Carapebus Formation, Campos Basin, Eastern Brazil
Within the Carapebus Formation (Oligocene-Maastrichtian, with inclusion of the related Ubatuba Formation—Rangel et al., 2003), four major reservoir petrofacies were recognized in the sandstones and sandy conglomerates in an oilfield of northern Campos Basin (Figures 1 3).The sandstones were deposited by high-density turbidity currents in channelized lobe complexes. Petrofacies A comprises medium- to coarse- grained, locally conglomeratic, poorly sorted feldspathic sandstones (arkoses) and sandy conglomerates, which were pervasively cemented by pre-compaction, coarsely-crystalline calcite (Figure 3A). Consequently, their porosity is commonly obliterated totally, except for some dissolution porosity along fractures (average 3.2%; up to 10%) and their permeability is very low. Petrofacies B represents the best reservoirs, with good macroporosity (average 27.7%; up to 33.3%) and permeability (up to 1.8 mD), comprising rocks with depositional texture, fabric, and composition equivalent to Petrofacies A, but with scarce carbonate cementation, constituted more commonly by blocky to saddle dolomite. Secondary porosity due to dissolution of feldspars is common (Figure 3B). Petrofacies C includes coarse, commonly conglomeratic, poorly sorted sandstones and sandy conglomerates rich in mud intraclasts and carbonaceous fragments, with abundant pseudomatrix generated by the compaction of the soft intraclasts (Figure 3C). Porosity is low (average 12.1%; up to 13.3%), as is the permeability. Petrofacies D is represented by very fine to fine, well-sorted sandstones rich in micas and locally in small mud intraclasts (Figure 3D). Macroporosity was heterogeneously reduced by the compaction (8.3 to 26.3%; average 18.4%), but permeability is always low (few tens to fraction of mD). These reservoir petrofacies are easily recognized in logs, and can therefore be used to represent tri-dimensionally the quality and heterogeneity of the reservoirs in the field.

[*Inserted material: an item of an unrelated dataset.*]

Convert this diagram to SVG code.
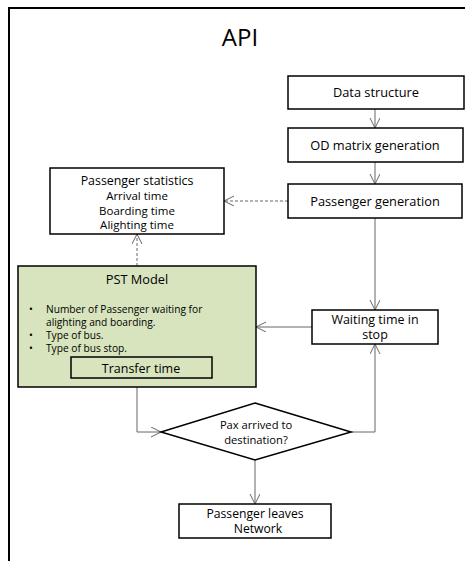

Reservoir petrofacies defined by this methodology are consistent in terms of petrophysical porosity and permeability, log and seismic signatures. Consequently, they can be used for calibrating the logs for realistic rock properties. The calibrated logs can then be applied to the representation in 2D sections and 3D models of the true reservoir quality and heterogeneity. Realistic reservoir models constructed through this methodology can then be used in enhanced static and flow simulations during the development and production of the oil and gas fields. Reservoir petrofacies can be consistently linked to sequence stratigraphic, provenance and/or burial history parameters for the development of coherent and operational models for the prediction of reservoir quality during hydrocarbon exploration.